Si on me dit que les télécoms sont une mauvaise industrie à long terme, je ne suis pas d’accord, parce que c’est au contraire une industrie extrêmement attrayante. Il est certain que c’est un domaine qui doit affronter de grands défis, mais nous avions un plan que nous étions en train d’appliquer – plutôt bien – pour assurer notre survie.

swissinfo: Avez-vous failli démissionner?

J. A.: Je ne tiens pas à m’étendre dans la presse sur ce que j’ai ressenti ces deux dernières semaines. Ce qui est clair, c’est que ma responsabilité implique que je reste à mon poste jusqu’à ce que le cap soit corrigé. Ensuite, nous verrons ce qu’il adviendra.
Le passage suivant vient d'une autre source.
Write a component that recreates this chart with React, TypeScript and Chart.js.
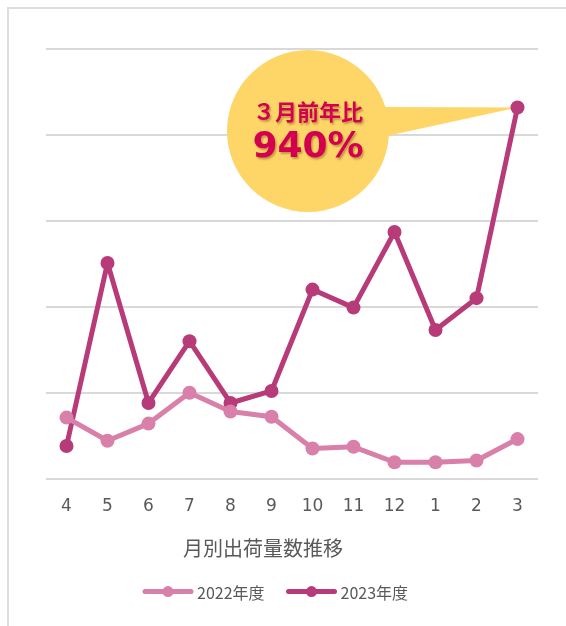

Interview swissinfo, Matthew Allen
(Traduction et adaptation de l’anglais: Isabelle Eichenberger)

Le 24 novembre, le Conseil fédéral a annoncé son intention de vendre ses parts majoritaires de 66% dans Swisscom.
Le lendemain, il interdisait au groupe toute acquisition à l’étranger.
Le 21 décembre, les autorités fédérales doivent publier leur stratégie pour les quatre prochaines années.